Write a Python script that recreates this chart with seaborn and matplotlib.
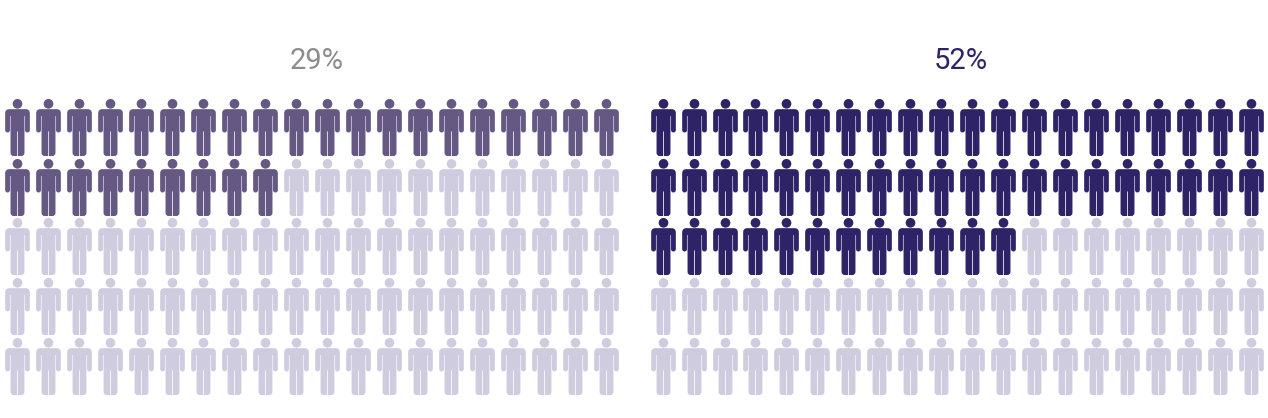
import numpy as np
import pandas as pd
import matplotlib
matplotlib.use("Agg")
import matplotlib.pyplot as plt
from matplotlib.path import Path
import seaborn as sns

# --- data ---
percentages = [29, 52]
labels = ["29%", "52%"]
n_columns = 20
n_rows = 5

# --- style ---
FILLED = ["#655883", "#2d2366"]
EMPTY = "#cfcce0"
TITLE = ["#8c8c8c", "#2d2366"]
W, H = 1268, 418
DPI = 100


def rounded_polygon(corners):
    """Closed path from (x, y, radius) corners, with rounded corners."""
    pts = np.array([c[:2] for c in corners], float)
    rad = [c[2] for c in corners]
    n = len(pts)
    verts, codes = [], []
    for i in range(n):
        p, prev, nxt = pts[i], pts[i - 1], pts[(i + 1) % n]
        r = rad[i]
        if r == 0:
            verts.append(p)
            codes.append(Path.LINETO)
        else:
            a = p + (prev - p) / np.linalg.norm(prev - p) * r
            b = p + (nxt - p) / np.linalg.norm(nxt - p) * r
            verts += [a, p, b]
            codes += [Path.LINETO, Path.CURVE3, Path.CURVE3]
    codes[0] = Path.MOVETO
    verts.append(verts[0])
    codes.append(Path.CLOSEPOLY)
    return Path(np.array(verts), codes)


def person_marker():
    c = Path.unit_circle()
    head = Path(c.vertices * 4.8 + np.array([0, 23.7]), c.codes)
    half = [
        (0.4, -3.9, 0), (0.4, -28.5, 0.4), (6.9, -28.5, 3.1), (6.9, 11.4, 0),
        (7.55, 11.4, 0), (7.55, -4.9, 2.3), (12.3, -4.9, 2.3), (12.3, 18.3, 4.2),
    ]
    right = half
    left = [(-x, y, r) for x, y, r in reversed(half)]
    body = rounded_polygon(right + left)
    return Path.make_compound_path(head, body)


PERSON = person_marker()
MARKER_SIZE = (57 * 72 / DPI) ** 2

sns.set_theme(style="white", rc={"font.family": ["Roboto", "DejaVu Sans"]})
fig = plt.figure(figsize=(W / DPI, H / DPI), dpi=DPI)

panel_left = [1.8, 647.1]
pitch_x = [31.0, 30.97]
pitch_y = 59.9
grid_top = 96.7
title_centre = [316.5, 960.5]
title_y = 60.8

for i, pct in enumerate(percentages):
    axw = pitch_x[i] * n_columns
    axh = pitch_y * n_rows
    ax = fig.add_axes([panel_left[i] / W, 1 - (grid_top + axh) / H, axw / W, axh / H])
    cols, rows = np.meshgrid(np.arange(n_columns), np.arange(n_rows))
    df = pd.DataFrame({"col": cols.ravel(), "row": rows.ravel()})
    df["order"] = df["row"] * n_columns + df["col"]
    sns.scatterplot(data=df, x="col", y="row", marker=PERSON, s=MARKER_SIZE,
                    color=EMPTY, linewidth=0, ax=ax, clip_on=False, legend=False,
                    snap=False)
    sns.scatterplot(data=df[df["order"] < pct], x="col", y="row", marker=PERSON,
                    s=MARKER_SIZE, color=FILLED[i], linewidth=0, ax=ax,
                    clip_on=False, legend=False, snap=False)
    ax.set_xlim(-0.5, n_columns - 0.5)
    ax.set_ylim(n_rows - 0.5, -0.5)
    ax.set_axis_off()
    fig.text(title_centre[i] / W, 1 - title_y / H, labels[i],
             ha="center", va="center", fontsize=21, color=TITLE[i],
             family=["Roboto", "DejaVu Sans"])

fig.savefig("out.png", dpi=DPI, facecolor="white")
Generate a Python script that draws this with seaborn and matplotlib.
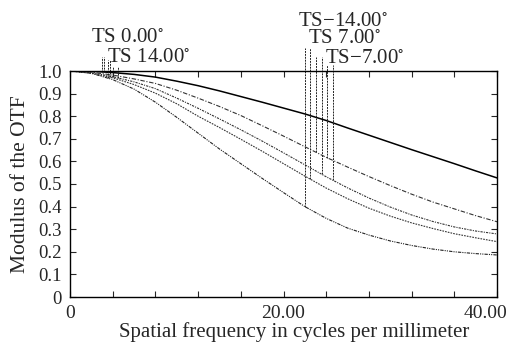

::::

▶ [Aim of the exercise]:
The lines from the top of the data above through the one holding "title_y = 60.8" are to be repeated exactly, and only those, with no pictures.

▶ [Written response]:
Write a Python script that recreates this chart with seaborn and matplotlib.
import numpy as np
import pandas as pd
import matplotlib
matplotlib.use("Agg")
import matplotlib.pyplot as plt
from matplotlib.path import Path
import seaborn as sns

# --- data ---
percentages = [29, 52]
labels = ["29%", "52%"]
n_columns = 20
n_rows = 5

# --- style ---
FILLED = ["#655883", "#2d2366"]
EMPTY = "#cfcce0"
TITLE = ["#8c8c8c", "#2d2366"]
W, H = 1268, 418
DPI = 100


def rounded_polygon(corners):
    """Closed path from (x, y, radius) corners, with rounded corners."""
    pts = np.array([c[:2] for c in corners], float)
    rad = [c[2] for c in corners]
    n = len(pts)
    verts, codes = [], []
    for i in range(n):
        p, prev, nxt = pts[i], pts[i - 1], pts[(i + 1) % n]
        r = rad[i]
        if r == 0:
            verts.append(p)
            codes.append(Path.LINETO)
        else:
            a = p + (prev - p) / np.linalg.norm(prev - p) * r
            b = p + (nxt - p) / np.linalg.norm(nxt - p) * r
            verts += [a, p, b]
            codes += [Path.LINETO, Path.CURVE3, Path.CURVE3]
    codes[0] = Path.MOVETO
    verts.append(verts[0])
    codes.append(Path.CLOSEPOLY)
    return Path(np.array(verts), codes)


def person_marker():
    c = Path.unit_circle()
    head = Path(c.vertices * 4.8 + np.array([0, 23.7]), c.codes)
    half = [
        (0.4, -3.9, 0), (0.4, -28.5, 0.4), (6.9, -28.5, 3.1), (6.9, 11.4, 0),
        (7.55, 11.4, 0), (7.55, -4.9, 2.3), (12.3, -4.9, 2.3), (12.3, 18.3, 4.2),
    ]
    right = half
    left = [(-x, y, r) for x, y, r in reversed(half)]
    body = rounded_polygon(right + left)
    return Path.make_compound_path(head, body)


PERSON = person_marker()
MARKER_SIZE = (57 * 72 / DPI) ** 2

sns.set_theme(style="white", rc={"font.family": ["Roboto", "DejaVu Sans"]})
fig = plt.figure(figsize=(W / DPI, H / DPI), dpi=DPI)

panel_left = [1.8, 647.1]
pitch_x = [31.0, 30.97]
pitch_y = 59.9
grid_top = 96.7
title_centre = [316.5, 960.5]
title_y = 60.8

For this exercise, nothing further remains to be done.